Telecom Signaling Featured Article

Anritsu Boosts Capability of its 4G Testing Equipment

July 08, 2016

Remote radio heads play an important part in the infrastructure of wireless networks. These units connect to operator control panels and may extend signals from the central panel into rural areas or in enclosed spaces such as tunnels. These are not dummy devices; they can convert and transmit multiple radio signals as needed, and they can give telecommunication companies an easy way to reach areas of the globe that may have once seemed out of reach.

The usefulness of these devices only persists when they work properly, so firms such as Anritsu Company develop field analyzers to give telecom engineers an easy way to interface with radio heads from the ground level. In June, Anritsu announced that its E-series Site Master, Spectrum Master, and Cell Master field analyzers have gained support for testing connections that use the common public radio interface (CPRI) standard developed by global telecoms such as Alcatel-Lucent, Huawei, and Nokia. With that capability, engineers can now test for interference of radio heads that work within their 4G networks.

The new field analyzers begin their own usefulness by reaching speeds that literally sweep away the competition. According to Anritsu, the devices’ sweep speed is 10 times faster than competing units. This means that they can quickly identify interfering radio signals and show the origin of interference on a spectrogram encased in the analyzer itself. Technicians can zoom into the affecting areas to more accurately pinpoint the affected radio heads and the signals that may cause their poor operation.

Reaching that point does not have to be a manual process. Anritsu has also included an auto-detect function to determine how the radio head uses the CPRI standard to speak to its base station. This way, techs can begin troubleshooting faster than they could if they had to determine the connection method step-by-step.

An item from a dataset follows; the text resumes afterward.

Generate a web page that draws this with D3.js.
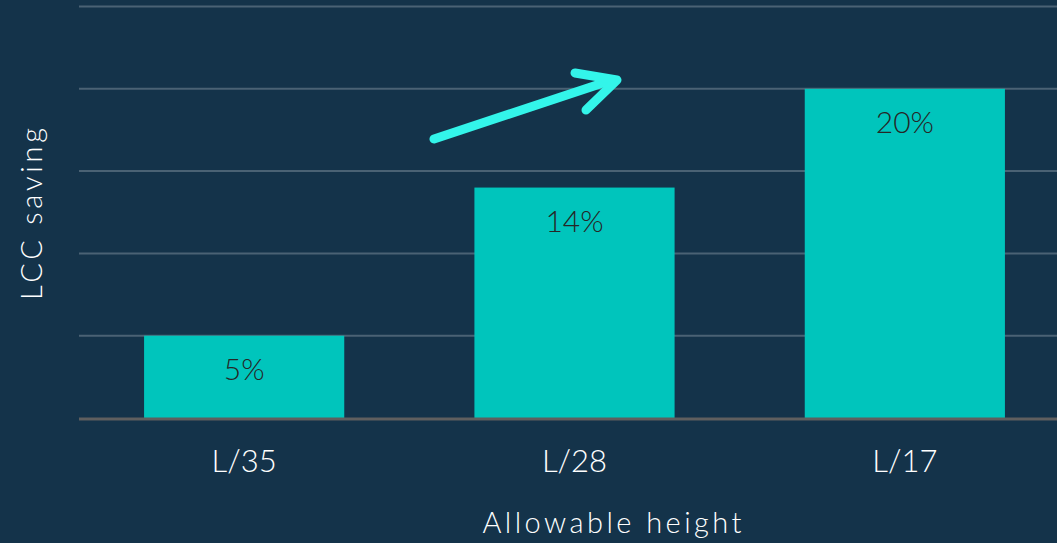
<!DOCTYPE html>
<html>
<head>
  <script src="https://d3js.org/d3.v7.js"></script>
  <style>
    html, body {
      margin: 0px;
      padding: 0px;
      background: #14334a;
      font-family: Lato, "Open Sans", sans-serif;
    }
    #chart { width: 1057px; height: 543px; position: relative; }
  </style>
</head>
<body>
  <div id="chart"></div>
  <script>
    // data
    const categories = ["L/35", "L/28", "L/17"];
    const savings = [5, 14, 20];
    const gridTicks = [0, 5, 10, 15, 20, 25];

    const width = 1057, height = 543;
    const margin = {top: 6.5, left: 79, right: -13, bottom: 124};

    const svg = d3.select("#chart").append("svg")
      .attr("width", width)
      .attr("height", height);

    const xScale = d3.scaleBand()
      .domain(categories)
      .range([margin.left, width - margin.right])
      .paddingInner(0.394)
      .paddingOuter(0.197);

    const yScale = d3.scaleLinear()
      .domain([0, 25])
      .range([height - margin.bottom - 1, margin.top]);

    // gridlines
    svg.append("g")
      .selectAll("line")
      .data(gridTicks.filter(d => d > 0))
      .enter().append("line")
        .attr("x1", margin.left)
        .attr("x2", width)
        .attr("y1", d => yScale(d))
        .attr("y2", d => yScale(d))
        .attr("stroke", "#4a6274")
        .attr("stroke-width", 2);

    // bars
    const data = categories.map((c, i) => ({cat: c, value: savings[i]}));
    svg.selectAll("rect.bar")
      .data(data)
      .enter().append("rect")
        .attr("class", "bar")
        .attr("x", d => xScale(d.cat))
        .attr("y", d => yScale(d.value))
        .attr("width", xScale.bandwidth())
        .attr("height", d => yScale(0) - yScale(d.value))
        .attr("fill", "#00c5bc");

    // baseline
    svg.append("line")
      .attr("x1", margin.left)
      .attr("x2", width)
      .attr("y1", yScale(0) + 1)
      .attr("y2", yScale(0) + 1)
      .attr("stroke", "#5f5f5f")
      .attr("stroke-width", 3);

    // value labels
    svg.selectAll("text.value")
      .data(data)
      .enter().append("text")
        .attr("class", "value")
        .attr("x", d => xScale(d.cat) + xScale.bandwidth() / 2)
        .attr("y", d => yScale(d.value) + 44)
        .attr("text-anchor", "middle")
        .attr("font-size", 30)
        .attr("font-weight", 300)
        .attr("fill", "#262626")
        .text(d => d.value + "%");

    // x axis labels
    const xAxis = svg.append("g")
      .attr("transform", `translate(0,${yScale(0)})`)
      .call(d3.axisBottom(xScale).tickSize(0).tickPadding(30));
    xAxis.select(".domain").remove();
    xAxis.selectAll("text")
      .attr("dy", 0)
      .attr("font-family", "Lato, sans-serif")
      .attr("font-size", 31)
      .attr("font-weight", 300)
      .attr("fill", "#ffffff")
      .attr("y", 54);

    // axis titles
    svg.append("text")
      .attr("x", 612)
      .attr("y", 533)
      .attr("text-anchor", "middle")
      .attr("font-size", 29)
      .attr("font-weight", 300)
      .attr("fill", "#ffffff")
      .attr("textLength", 259)
      .attr("lengthAdjust", "spacing")
      .text("Allowable height");

    svg.append("text")
      .attr("transform", "rotate(-90)")
      .attr("x", -214)
      .attr("y", 42)
      .attr("text-anchor", "middle")
      .attr("font-size", 29)
      .attr("font-weight", 300)
      .attr("fill", "#ffffff")
      .attr("textLength", 172)
      .attr("lengthAdjust", "spacing")
      .text("LCC saving");

    // trend arrow
    const arrow = svg.append("g")
      .attr("stroke", "#33f5ea")
      .attr("stroke-width", 9)
      .attr("stroke-linecap", "round")
      .attr("stroke-linejoin", "round")
      .attr("fill", "none");
    arrow.append("line")
      .attr("x1", 434).attr("y1", 139)
      .attr("x2", 612).attr("y2", 80);
    arrow.append("polyline")
      .attr("points", "575,73 617,80 586,110");
  </script>
</body>
</html>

This boost to the various E-series units adds to the capability of those handhelds and also marks another jump in Anritsu’s entire portfolio of remote unit and base station testing equipment. For telecoms that rely this type of equipment to make sure their networks run at peak performance, the addition of CPRI test functions can make the work day move smoothly and help companies control a large part of their overall operating costs by quickening tests while ensuring network performance.